Hudson Public Library is a member of the CW MARS regional library consortium and catalog. This allows Hudson cardholders to borrow items from other central and western Massachusetts public libraries and gives cardholders from those libraries access to Hudson’s collection. In fiscal year 2008, the Town of Hudson spent 1.19% ($614,743) of its budget on its public library—approximately $31 per person, per year.
Education
Hudson’s local public school district is Hudson Public Schools, a district open to Hudson residents and through school choice to any area students. The superintendent of Hudson Public Schools is Dr. Marco C. Rodrigues. Prior to starting ninth grade Hudson students may choose to attend either Hudson High School or Assabet Valley Regional Technical High School. Assabet Valley Regional Technical High School is open to students from Berlin, Hudson, Maynard, Northborough, Southborough, Westborough, and Marlborough.
Schools
Private schools
Demographics
As of the 2000 census, there were 18,113 people, 6,990 households, and 4,844 families residing in the town. The population density was 1,574.4 inhabitants per square mile (607.9/km2). There were 7,168 housing units at an average density of 623.0 per square mile (240.5/km). The racial makeup of the town was 94.12% White, 0.91% Black or African American, 0.13% Native American, 1.40% Asian, 0.06% Pacific Islander, 1.40% from other races, and 1.98% from two or more races. Hispanic or Latino of any race were 3.06% of the population.

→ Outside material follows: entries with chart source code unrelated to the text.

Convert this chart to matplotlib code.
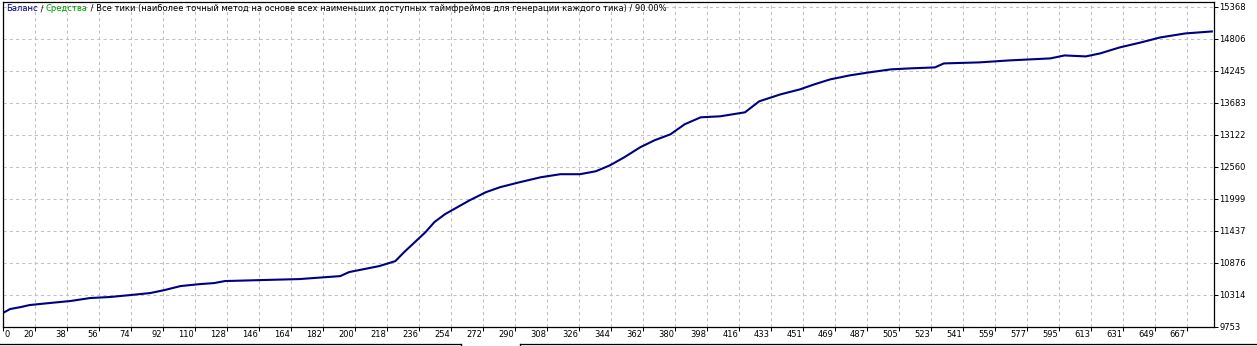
import matplotlib
matplotlib.use('Agg')
import matplotlib.pyplot as plt
from matplotlib.lines import Line2D
from matplotlib.offsetbox import TextArea, HPacker, AnchoredOffsetbox

# ---- data ----
trades = [0, 4, 10, 15, 26, 38, 49, 60, 72, 83, 91, 100, 111, 119, 125, 145, 167,
          190, 195, 212, 221, 226, 232, 238, 243, 249, 255, 263, 272, 280, 291,
          303, 314, 325, 334, 342, 350, 359, 367, 376, 384, 393, 404, 418, 426,
          438, 449, 457, 466, 477, 488, 500, 511, 525, 530, 550, 567, 590, 598,
          610, 618, 629, 641, 652, 666, 681]
balance = [10000, 10068, 10103, 10138, 10173, 10209, 10261, 10279, 10314, 10349,
           10401, 10471, 10506, 10524, 10559, 10576, 10594, 10646, 10717, 10822,
           10909, 11067, 11242, 11417, 11593, 11733, 11838, 11978, 12118, 12206,
           12293, 12381, 12434, 12434, 12486, 12591, 12731, 12907, 13029, 13134,
           13310, 13432, 13450, 13520, 13713, 13835, 13923, 14010, 14098, 14168,
           14221, 14273, 14291, 14308, 14378, 14396, 14431, 14466, 14518, 14501,
           14553, 14658, 14746, 14834, 14904, 14939]

x_tick_labels = ['0', '20', '38', '56', '74', '92', '110', '128', '146', '164', '182',
                 '200', '218', '236', '254', '272', '290', '308', '326', '344', '362',
                 '380', '398', '416', '433', '451', '469', '487', '505', '523', '541',
                 '559', '577', '595', '613', '631', '649', '667']
y_ticks = [9753, 10314, 10876, 11437, 11999, 12560, 13122, 13683, 14245, 14806, 15368]

title_parts = [("Баланс", "#000080"), (" / ", "black"), ("Средства", "#00a000"),
               (" / Все тики (наиболее точный метод на основе всех наименьших доступных "
                "таймфреймов для генерации каждого тика) / 90.00%", "black")]

# ---- figure ----
W, H = 1257, 346
fig = plt.figure(figsize=(W / 100, H / 100), dpi=100)
fig.patch.set_facecolor('white')
left, right, top, bottom = 3, 1214, 1.5, 327
ax = fig.add_axes([left / W, 1 - bottom / H, (right - left) / W, (bottom - top) / H])

n_grid = len(x_tick_labels) - 1
step = 667 / n_grid
xpos = [i * step for i in range(len(x_tick_labels))]
ax.set_xlim(0, (right - left) / 32.0 * step)
ypx = (y_ticks[-1] - y_ticks[0]) / 320.0
ax.set_ylim(y_ticks[0], y_ticks[-1] + 5.5 * ypx)

ax.set_xticks(xpos)
ax.set_xticklabels([])
ax.set_yticks(y_ticks)
ax.set_yticklabels([])
ax.grid(True, color='#c0c0c0', linestyle=(0, (3, 3)), linewidth=0.75)
ax.set_axisbelow(True)
ax.tick_params(axis='x', direction='out', length=3, width=0.75, color='black')
ax.tick_params(axis='y', direction='out', length=3, width=0.75, color='black',
               left=False, right=True)
for s in ax.spines.values():
    s.set_color('black')
    s.set_linewidth(0.9)

ax.plot(trades, balance, color='#000080', linewidth=1.5, solid_joinstyle='miter')

fs = 6
# x tick labels (right-aligned to the grid line, "0" left-aligned)
for i, (p, lab) in enumerate(zip(xpos, x_tick_labels)):
    if i == 0:
        ax.annotate(lab, (p, 0), xycoords=('data', 'axes fraction'),
                    xytext=(1.5, -3), textcoords='offset pixels',
                    ha='left', va='top', fontsize=fs)
    else:
        ax.annotate(lab, (p, 0), xycoords=('data', 'axes fraction'),
                    xytext=(-1, -3), textcoords='offset pixels',
                    ha='right', va='top', fontsize=fs)
# y tick labels
for v in y_ticks:
    ax.annotate(str(v), (1, v), xycoords=('axes fraction', 'data'),
                xytext=(5, 0), textcoords='offset pixels',
                ha='left', va='center', fontsize=fs)

# title inside the plot
boxes = [TextArea(t, textprops=dict(color=c, fontsize=fs)) for t, c in title_parts]
pack = HPacker(children=boxes, align='baseline', pad=0, sep=0)
anch = AnchoredOffsetbox(loc='upper left', child=pack, pad=0, borderpad=0,
                         frameon=False, bbox_to_anchor=(6 / W, 1 - 4 / H),
                         bbox_transform=fig.transFigure)
fig.add_artist(anch)

# bottom tab-bar frame
def fl(x0, y0, x1, y1):
    fig.add_artist(Line2D([x0 / W, x1 / W], [1 - y0 / H, 1 - y1 / H],
                          transform=fig.transFigure, color='black', linewidth=0.9))

fl(0, 343.5, 461, 343.5)
fl(461, 343.5, 461, 346)
fl(520, 343.5, W, 343.5)
fl(520, 343.5, 520, 346)

fig.savefig('out.png', dpi=100, facecolor='white')
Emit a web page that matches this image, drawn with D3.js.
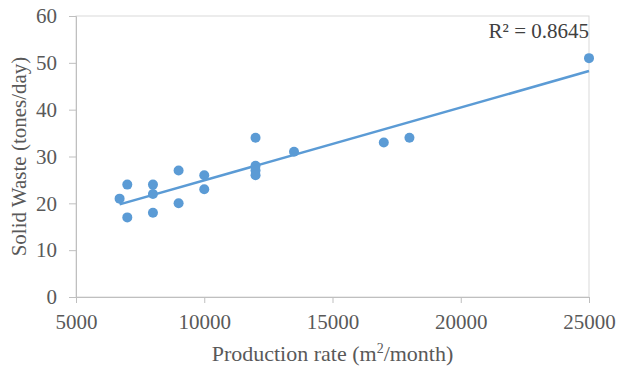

There were 6,990 households, out of which 32.0% had children under the age of 18 living with them, 56.7% were married couples living together, 9.2% had a female householder with no husband present, and 30.7% were non-families. Of all households, 25.2% were made up of individuals, and 9.5% had someone living alone who was 65 years of age or older. The average household size was 2.57 and the average family size was 3.11.
In the town, the population was spread out, with 24.0% under the age of 18, 6.7% from 18 to 24, 33.5% from 25 to 44, 23.6% from 45 to 64, and 12.2% who were 65 years of age or older. The median age was 37 years. For every 100 females, there were 97.8 males. For every 100 females age 18 and over, there were 94.6 males.
The median income for a household in the town was $58,549, and the median income for a family was $70,145. Males had a median income of $45,504 versus $35,207 for females. The per capita income for the town was $26,679. About 2.7% of families and 4.5% of the population were below the poverty line, including 3.8% of those under age 18 and 8.7% of those age 65 or over.
As of 2017 Census Bureau estimates, Hudson’s population increased to 19,994. The town’s racial makeup was 92.6% white, 1.3% Black or African American, 0.1% Native American, 2.7% Asian, and 2.5% from two or more races, with Hispanic or Latino people of any race making up 6.7% of the population.
Education
According to 2017 Census Bureau estimates, 90.3% of Hudson residents graduated high school or higher, while 39.8% have a bachelor’s degree or higher. The Census Bureau estimated that in the five-year period between 2013 and 2017, 86.3% of Hudson households had a broadband internet subscription.